Senada dengan IMA, FINI juga menyampaikan keprihatinan mendalam terkait rencana kenaikan royalti nikel. Ketua Umum FINI, Alexander Barus, mengungkapkan bahwa harga jual nikel di pasar internasional saat ini berada pada titik terendah sejak 2020. Ditambah lagi dengan tantangan perang dagang antara Amerika Serikat dan China, industri nikel dalam negeri menghadapi tekanan yang sangat besar. "Untuk menjaga iklim investasi dan daya saing produk hilirisasi nikel Indonesia di tengah situasi dunia yang tidak menentu, kami mengusulkan agar kenaikan royalti tidak dilakukan pada saat ini," ujar Barus. FINI menekankan bahwa penundaan kenaikan royalti akan memberikan efek pengganda (multiplier effect) yang positif, tidak hanya mempertahankan iklim investasi dan daya saing, tetapi juga memastikan penerimaan negara bukan pajak (PNBP) tetap optimal.

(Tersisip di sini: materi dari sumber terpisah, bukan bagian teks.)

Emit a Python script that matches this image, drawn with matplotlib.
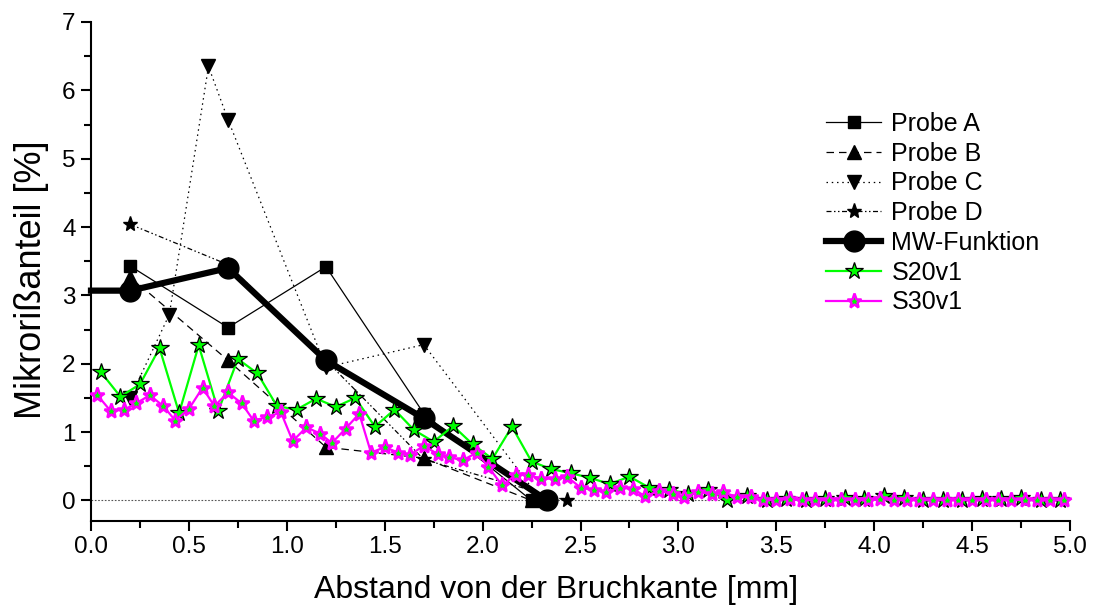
import matplotlib
matplotlib.use("Agg")
import matplotlib.pyplot as plt
from matplotlib.ticker import MultipleLocator

plt.rcParams['font.family'] = ['Liberation Sans', 'DejaVu Sans']

# ---- data ----
a_x = [0.2, 0.7, 1.2, 1.7, 2.25]
a_y = [3.43, 2.53, 3.42, 1.27, 0.0]
b_x = [0.2, 0.7, 1.2, 1.7, 2.25]
b_y = [3.27, 2.05, 0.78, 0.62, 0.0]
c_x = [0.2, 0.4, 0.6, 0.7, 1.2, 1.7, 2.3]
c_y = [1.50, 2.72, 6.35, 5.57, 1.95, 2.28, 0.0]
d_x = [0.2, 0.7, 1.2, 1.7, 2.43]
d_y = [4.04, 3.45, 2.05, 0.60, 0.0]
mw_x = [0.0, 0.2, 0.7, 1.2, 1.7, 2.33]
mw_y = [3.07, 3.07, 3.40, 2.05, 1.20, 0.0]

s20_x = [0.05, 0.15, 0.25, 0.35, 0.45, 0.55, 0.65, 0.75, 0.85, 0.95,
         1.05, 1.15, 1.25, 1.35, 1.45, 1.55, 1.65, 1.75, 1.85, 1.95,
         2.05, 2.15, 2.25, 2.35, 2.45, 2.55, 2.65, 2.75, 2.85, 2.95,
         3.05, 3.15, 3.25, 3.35, 3.45, 3.55, 3.65, 3.75, 3.85, 3.95,
         4.05, 4.15, 4.25, 4.35, 4.45, 4.55, 4.65, 4.75, 4.85, 4.95]
s20_y = [1.88, 1.52, 1.70, 2.23, 1.28, 2.27, 1.31, 2.07, 1.86, 1.38,
         1.33, 1.49, 1.37, 1.50, 1.08, 1.33, 1.03, 0.86, 1.09, 0.82,
         0.61, 1.08, 0.57, 0.46, 0.40, 0.33, 0.24, 0.35, 0.19, 0.16,
         0.10, 0.16, 0.00, 0.07, 0.00, 0.02, 0.00, 0.02, 0.03, 0.02,
         0.06, 0.03, 0.00, 0.01, 0.01, 0.02, 0.02, 0.04, 0.00, 0.01]

s30_x = [0.03, 0.10, 0.17, 0.23, 0.30, 0.37, 0.43, 0.50, 0.57, 0.63,
         0.70, 0.77, 0.83, 0.90, 0.97, 1.03, 1.10, 1.17, 1.23, 1.30,
         1.37, 1.43, 1.50, 1.57, 1.63, 1.70, 1.77, 1.83, 1.90, 1.97,
         2.03, 2.10, 2.17, 2.23, 2.30, 2.37, 2.43, 2.50, 2.57, 2.63,
         2.70, 2.77, 2.83, 2.90, 2.97, 3.03, 3.10, 3.17, 3.23, 3.30,
         3.37, 3.43, 3.50, 3.57, 3.63, 3.70, 3.77, 3.83, 3.90, 3.97,
         4.03, 4.10, 4.17, 4.23, 4.30, 4.37, 4.43, 4.50, 4.57, 4.63,
         4.70, 4.77, 4.83, 4.90, 4.97]
s30_y = [1.55, 1.31, 1.33, 1.42, 1.54, 1.38, 1.17, 1.34, 1.65, 1.38,
         1.58, 1.42, 1.17, 1.22, 1.29, 0.87, 1.07, 0.98, 0.84, 1.05,
         1.27, 0.70, 0.78, 0.70, 0.67, 0.80, 0.68, 0.63, 0.59, 0.70,
         0.49, 0.22, 0.38, 0.37, 0.32, 0.32, 0.35, 0.19, 0.15, 0.12,
         0.19, 0.17, 0.06, 0.14, 0.10, 0.05, 0.12, 0.10, 0.12, 0.05,
         0.05, 0.00, 0.01, 0.02, 0.00, 0.01, 0.00, 0.01, 0.01, 0.00,
         0.02, 0.01, 0.00, 0.01, 0.00, 0.01, 0.01, 0.00, 0.01, 0.00,
         0.01, 0.01, 0.00, 0.00, 0.01]

xlabel = "Abstand von der Bruchkante [mm]"
ylabel = "Mikrorißanteil [%]"

fig = plt.figure(figsize=(10.94, 6.09), dpi=100)
ax = fig.add_axes([91/1094, 1-521/609, (1070-91)/1094, (521-22)/609])

ax.axhline(0, color='#555555', lw=0.8, ls=(0, (1.5, 1.5)), zorder=1)

ax.plot(a_x, a_y, color='black', lw=0.9, ls='-', marker='s', ms=8,
        label='Probe A', zorder=3, clip_on=False)
ax.plot(b_x, b_y, color='black', lw=0.9, ls=(0, (6, 4)), marker='^', ms=10,
        label='Probe B', zorder=3, clip_on=False)
ax.plot(c_x, c_y, color='black', lw=0.9, ls=(0, (1.2, 3)), marker='v', ms=10,
        label='Probe C', zorder=3, clip_on=False)
ax.plot(d_x, d_y, color='black', lw=0.9, ls=(0, (4, 2, 1.2, 2, 1.2, 2)), marker='*', ms=11,
        label='Probe D', zorder=3, clip_on=False)
ax.plot(mw_x, mw_y, color='black', lw=4.5, ls='-', marker='o', ms=15,
        markevery=list(range(1, len(mw_x))), label='MW-Funktion', zorder=4, clip_on=False)
ax.plot(s20_x, s20_y, color='#00ff00', lw=1.6, marker='*', ms=13,
        mfc='#00ff00', mec='black', mew=0.9, label='S20v1', zorder=5, clip_on=False)
ax.plot(s30_x, s30_y, color='#ff00ff', lw=1.6, marker='*', ms=11,
        mfc='#00ff00', mec='#ff00ff', mew=1.8, label='S30v1', zorder=6, clip_on=False)

ax.set_xlim(0, 5)
ax.set_ylim(-0.3, 7)
ax.xaxis.set_major_locator(MultipleLocator(0.5))
ax.xaxis.set_minor_locator(MultipleLocator(0.25))
ax.yaxis.set_major_locator(MultipleLocator(1))
ax.yaxis.set_minor_locator(MultipleLocator(0.5))
ax.xaxis.set_major_formatter(matplotlib.ticker.FormatStrFormatter('%.1f'))
for s in ['top', 'right']:
    ax.spines[s].set_visible(False)
for s in ['left', 'bottom']:
    ax.spines[s].set_linewidth(1.5)
ax.tick_params(which='major', direction='out', length=7, width=1.5, labelsize=17.5, pad=4)
ax.tick_params(which='minor', direction='out', length=5, width=1.5)

ax.set_xlabel(xlabel, fontsize=23)
ax.set_ylabel(ylabel, fontsize=26)
ax.xaxis.set_label_coords((556 - 91) / 979, -(590 - 521) / 499, transform=ax.transAxes)
ax.xaxis.label.set_va('center')
ax.yaxis.set_label_coords(-(91 - 32) / 979, (521 - 280) / 499, transform=ax.transAxes)
ax.yaxis.label.set_va('center')

leg = ax.legend(loc='upper left', bbox_to_anchor=(0.741, 0.84), frameon=False,
                fontsize=18, handlelength=2.2, handletextpad=0.4, labelspacing=0.23,
                borderaxespad=0)

fig.savefig('out.png', dpi=100)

Kedua asosiasi tersebut melihat penundaan sebagai langkah strategis untuk menjaga keberlangsungan industri minerba nasional. Mereka menegaskan komitmennya sebagai mitra pemerintah dalam mendukung keberhasilan program hilirisasi. Namun, mereka juga meminta pemerintah untuk mempertimbangkan kondisi industri saat ini yang tengah menghadapi berbagai tantangan, baik internal maupun eksternal. Pemerintah sendiri diketahui tengah menyelesaikan draf Peraturan Pemerintah (PP) yang mengatur kenaikan tarif royalti minerba. Para pelaku usaha berharap pemerintah mempertimbangkan usulan penundaan ini, mengingat situasi ekonomi global yang penuh ketidakpastian dan harga komoditas yang tengah mengalami penurunan.

  • Poin-poin penting yang disampaikan oleh asosiasi minerba antara lain:*

  • Beban biaya operasional yang tinggi akibat kenaikan harga BBM dan PPN.

  • Investasi besar dalam pembangunan smelter yang membutuhkan waktu untuk menghasilkan keuntungan.
  • Penurunan harga jual nikel di pasar internasional.
  • Tantangan perang dagang antara AS dan China.
  • Potensi terhambatnya program hilirisasi dan daya saing industri minerba.
  • Permohonan penundaan kenaikan royalti sebagai langkah untuk menjaga iklim investasi dan penerimaan negara.

Kedua asosiasi menegaskan kesiapannya untuk berdialog dan berkolaborasi dengan pemerintah serta seluruh pemangku kepentingan untuk mencari solusi terbaik bagi perkembangan industri minerba Indonesia.